『ホーリーランド/森恒二(2000~)』

http://www.younganimal.com/holyland/
碇シンジ」から「夜神月」へ。もしかしたら90年代後半から00年代の若者思想の流れは、そう言えるかもしれない。なぜなら「碇シンジ=世界に閉じこもる」から「夜神月=世界を造り変える」という若者のアティチュードの変化が見て取れるからだ。
碇シンジが閉じこもる世界とは、まさに「セカイ系」の世界であり、そこでは「実存」の傷の舐め合いが出来れば戯れるだけでOKという思想がある。気持ちよければ何もしない「動物化」という現象で語ることも出来る。
逆に夜神月が造り変える世界とは、世界の不条理(悪意・犯罪)が滅びた世界であり、そこでは「正義」の名の下にヘタレを切り捨ててもOKという思想がある。既存の概念を壊すという意味では「ホリエモン的」と語ることも出来る。

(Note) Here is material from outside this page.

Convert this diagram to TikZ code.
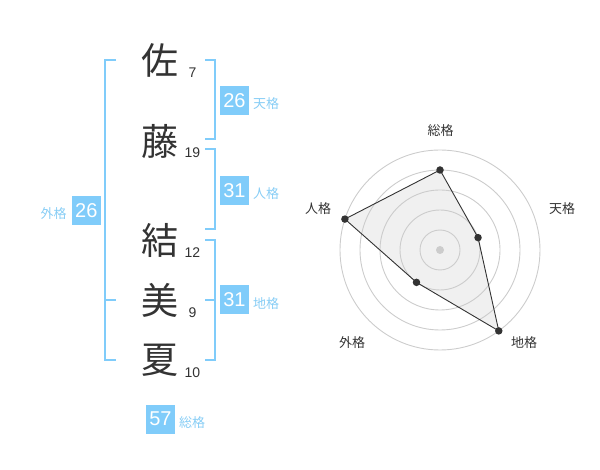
\documentclass[tikz,border=0pt]{standalone}
\usepackage{fontspec}
\setmainfont{Liberation Sans}
\newfontfamily\cjk{Noto Sans CJK JP}
\definecolor{boxblue}{RGB}{128,204,250}
\definecolor{lblblue}{RGB}{135,205,245}
\definecolor{ink}{RGB}{51,51,51}
\definecolor{ringgrey}{RGB}{204,204,204}
\definecolor{areagrey}{RGB}{240,240,240}
\begin{document}
\begin{tikzpicture}[x=1pt,y=-1pt,
  kanji/.style={inner sep=0pt,text=ink,font=\cjk\fontsize{37}{37}\selectfont},
  strokes/.style={inner sep=0pt,text=ink,font=\fontsize{14}{14}\selectfont},
  valbox/.style={fill=boxblue,text=white,minimum size=29pt,inner sep=0pt,font=\fontsize{20}{20}\selectfont},
  kaku/.style={inner sep=0pt,text=lblblue,font=\cjk\fontsize{13}{13}\selectfont},
  axislbl/.style={inner sep=0pt,text=ink,font=\cjk\fontsize{13}{13}\selectfont},
  bracket/.style={draw=boxblue,line width=2pt},
  ring/.style={draw=ringgrey,line width=0.9pt},
  dot/.style={circle,fill=ink,inner sep=0pt,minimum size=7.5pt}]
\useasboundingbox (0,0) rectangle (600,470);
% name characters
\node[kanji] (k1) at (160,60) {佐};
\node[kanji] (k2) at (160,141) {藤};
\node[kanji] (k3) at (160,240) {結};
\node[kanji] (k4) at (160,300) {美};
\node[kanji] (k5) at (160,360) {夏};
\node[strokes] (s1) at (192.5,72.7) {7};
\node[strokes] (s2) at (192.5,152.7) {19};
\node[strokes] (s3) at (192.5,252.5) {12};
\node[strokes] (s4) at (192.5,312.7) {9};
\node[strokes] (s5) at (192.5,372.7) {10};
% brackets
\draw[bracket] (116,60) -- (105,60) -- (105,360) -- (116,360);
\draw[bracket] (105,300) -- (116,300);
\draw[bracket] (205,60) -- (215,60) -- (215,139.5) -- (205,139.5);
\draw[bracket] (205,149.5) -- (215,149.5) -- (215,229.5) -- (205,229.5);
\draw[bracket] (205,240) -- (215,240) -- (215,360) -- (205,360);
\draw[bracket] (205,300) -- (215,300);
% values
\node[valbox] (ten) at (234.5,100.5) {26};
\node[kaku] (tenl) at (266,104) {天格};
\node[valbox] (jin) at (234.5,190.5) {31};
\node[kaku] (jinl) at (266,194) {人格};
\node[valbox] (chi) at (234.5,299.5) {31};
\node[kaku] (chil) at (266,304) {地格};
\node[valbox] (gai) at (86.3,210.5) {26};
\node[kaku] (gail) at (53.5,213.5) {外格};
\node[valbox] (sou) at (160.5,419) {57};
\node[kaku] (soul) at (192,422.5) {総格};
% radar chart
\coordinate (c) at (440,250);
\coordinate (pS) at (440,170);
\coordinate (pT) at (478.04,237.64);
\coordinate (pC) at (498.78,330.9);
\coordinate (pG) at (416.49,282.36);
\coordinate (pJ) at (344.9,219.1);
\fill[areagrey] (pS) -- (pT) -- (pC) -- (pG) -- (pJ) -- cycle;
\foreach \r in {20,40,60,80,100} \draw[ring] (c) circle[radius=\r];
\fill[ringgrey] (c) circle[radius=4];
\draw[ink,line width=0.9pt] (pS) -- (pT) -- (pC) -- (pG) -- (pJ) -- cycle;
\foreach \p in {pS,pT,pC,pG,pJ} \node[dot] at (\p) {};
\node[axislbl] (aS) at (440.5,130.5) {総格};
\node[axislbl] (aT) at (562,208.5) {天格};
\node[axislbl] (aC) at (524,342.5) {地格};
\node[axislbl] (aG) at (352,342.5) {外格};
\node[axislbl] (aJ) at (318,208.5) {人格};
\end{tikzpicture}
\end{document}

この変化を安直に「格差社会」の原因に置き換えることは出来ないが、それでもこのバトルロワイヤルのような社会を生き残るためには、「碇シンジ」より「夜神月」のほうが有効的なのだろう。
ホーリーランドの主人公(中学生)が『「碇シンジ」から「夜神月」へ』があからさまに変化していく様相は、若者が「あえて何もしない」より「何かをする」ことでしか生き残る手段が獲得出来ない不自由な自由の社会の登場を如実に表現している。